When the medium becomes the message - PS

 

General Photography

In a post I wrote a little while ago I said that I was not very interested in the photographic process, but in the resulting images. I didn’t expect to get that many emails from people agreeing with me. But I also didn’t expect that some people would assume that my unwillingness to consider the process when looking at photography meant that I’d be happy to basically accept anything, in particular photography that was done not very well (for an example, see a recent post by Mrs. Deane).

That’s not what I wrote, though. Of course, crooked lines or bad prints or whatever else it is that can result from a shoddy process bother me (provided they clearly clash with the intent of the work). But when I say I’m not interested in the process that means that of course I expect that process to be done properly - it’s just that I don’t think it’s very worthwhile adding it or using as a criterion to whether or not some photography is good or not, and it’s not a good idea to think that if you just do everything right with some complicated process you will automatically get great photography. You won’t - you will get photographs that are technically perfect and maybe challenging to do. But their artistic quality is detached from that.

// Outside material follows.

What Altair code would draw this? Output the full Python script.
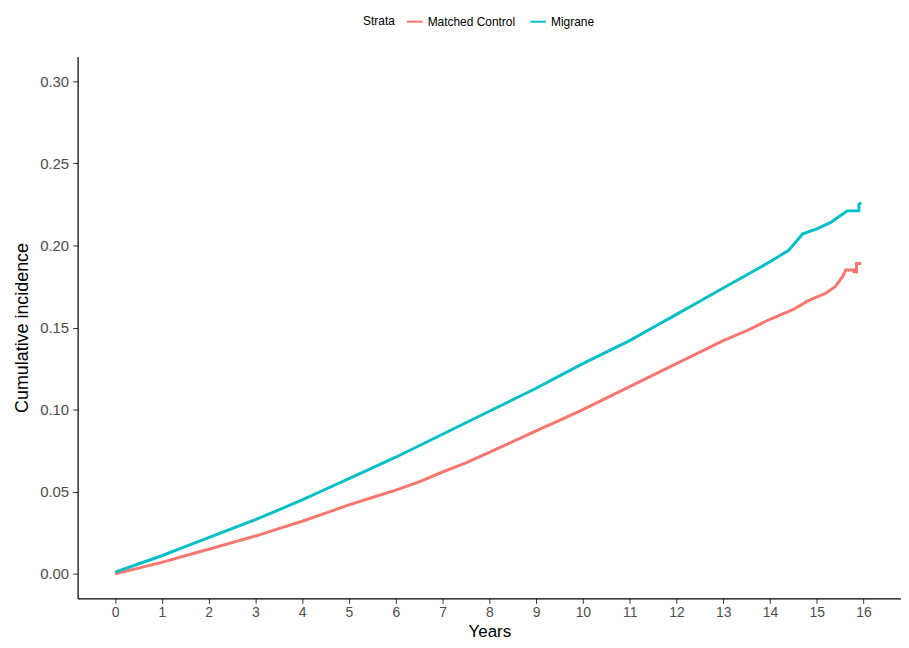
import altair as alt
import pandas as pd

control_years = [0, 0.5, 1, 1.5, 2, 2.5, 3, 3.5, 4, 4.5, 5, 5.5, 6, 6.5, 7, 7.5, 8, 8.5, 9, 9.5, 10, 10.5, 11, 11.5, 12, 12.5, 13, 13.5, 14, 14.5, 14.8, 15.2, 15.4, 15.55, 15.62, 15.8, 15.8, 15.85, 15.85, 15.95]
control_vals = [0.0, 0.0035, 0.007, 0.011, 0.015, 0.019, 0.023, 0.0275, 0.032, 0.037, 0.042, 0.0465, 0.051, 0.056, 0.062, 0.0675, 0.074, 0.0805, 0.087, 0.0935, 0.100, 0.107, 0.114, 0.121, 0.128, 0.135, 0.142, 0.148, 0.155, 0.161, 0.166, 0.171, 0.175, 0.181, 0.185, 0.185, 0.184, 0.184, 0.189, 0.189]

migraine_years = [0, 0.5, 1, 1.5, 2, 2.5, 3, 3.5, 4, 4.5, 5, 5.5, 6, 6.5, 7, 7.5, 8, 8.5, 9, 9.5, 10, 10.5, 11, 11.5, 12, 12.5, 13, 13.5, 14, 14.4, 14.7, 15.0, 15.3, 15.5, 15.65, 15.9, 15.9, 15.95]
migraine_vals = [0.001, 0.006, 0.011, 0.0165, 0.022, 0.0275, 0.033, 0.039, 0.045, 0.0515, 0.058, 0.0645, 0.071, 0.078, 0.085, 0.092, 0.099, 0.106, 0.113, 0.1205, 0.128, 0.135, 0.142, 0.150, 0.158, 0.166, 0.174, 0.182, 0.190, 0.197, 0.207, 0.210, 0.214, 0.218, 0.221, 0.221, 0.225, 0.226]

x_ticks = list(range(0, 17))
y_ticks = [0.00, 0.05, 0.10, 0.15, 0.20, 0.25, 0.30]

df = pd.concat([
    pd.DataFrame({"Years": control_years, "CI": control_vals, "Strata": "Matched Control", "order": range(len(control_years))}),
    pd.DataFrame({"Years": migraine_years, "CI": migraine_vals, "Strata": "Migrane", "order": range(len(migraine_years))}),
])

font = "Liberation Sans"

chart = alt.Chart(df).mark_line(strokeWidth=3, interpolate="linear").encode(
    x=alt.X("Years:Q", scale=alt.Scale(domain=[-0.8, 16.8], nice=False, zero=False),
            axis=alt.Axis(values=x_ticks, format="d", title="Years", grid=False,
                          labelFontSize=14, labelPadding=2,
                          titleY=38, titleBaseline="alphabetic", titleFontSize=17)),
    y=alt.Y("CI:Q", scale=alt.Scale(domain=[-0.015, 0.315], nice=False, zero=False),
            axis=alt.Axis(values=y_ticks, format=".2f", title="Cumulative incidence", grid=False)),
    color=alt.Color("Strata:N",
                    scale=alt.Scale(domain=["Matched Control", "Migrane"], range=["#F8766D", "#00BFC4"]),
                    legend=alt.Legend(orient="none", legendX=287, legendY=-44, direction="horizontal",
                                      titleOrient="left", symbolType="stroke", symbolStrokeWidth=2,
                                      symbolSize=250, labelFontSize=12, titleFontSize=12,
                                      titleFontWeight="normal", labelFont=font, titleFont=font,
                                      columnPadding=10, titlePadding=10)),
    order="order:Q",
).properties(
    width=828, height=545,
    autosize=alt.AutoSizeParams(type="none"),
    padding={"left": 70, "top": 47, "right": 0, "bottom": 40},
).configure_view(stroke=None).configure_axis(
    domainColor="#000000", domainWidth=1.2, tickColor="#333333", tickSize=5, tickWidth=1,
    labelFont=font, labelFontSize=15, labelColor="#4D4D4D", labelPadding=4,
    titleFont=font, titleFontSize=18, titleFontWeight="normal", titleColor="#000000",
).configure_axisY(titlePadding=8)

chart.save("out.html", embed_options={"renderer": "svg", "actions": False})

(It’s like going to the symphony and then reviewing the music based on whether the orchestra hit the right notes and played in tune [which, admittedly, for some modern music is hard to tell]. That’s not what people do - and there’s a good reason for that. We admire master musicians not for their abilities to hit the right notes, but for their unique ways how they hit those right notes.)

One could argue - as a close friend of mine did - that I’m saying this because I didn’t grow up in the age of darkroom prints, where the print quality and the choice of paper etc. would add so much to the image. But then, if I find a Diane Arbus photograph in a newspaper (maybe somewhere in the Arts section) it’ll still blow me away, even though technically, it’ll look like crap. And that is what I’m talking about.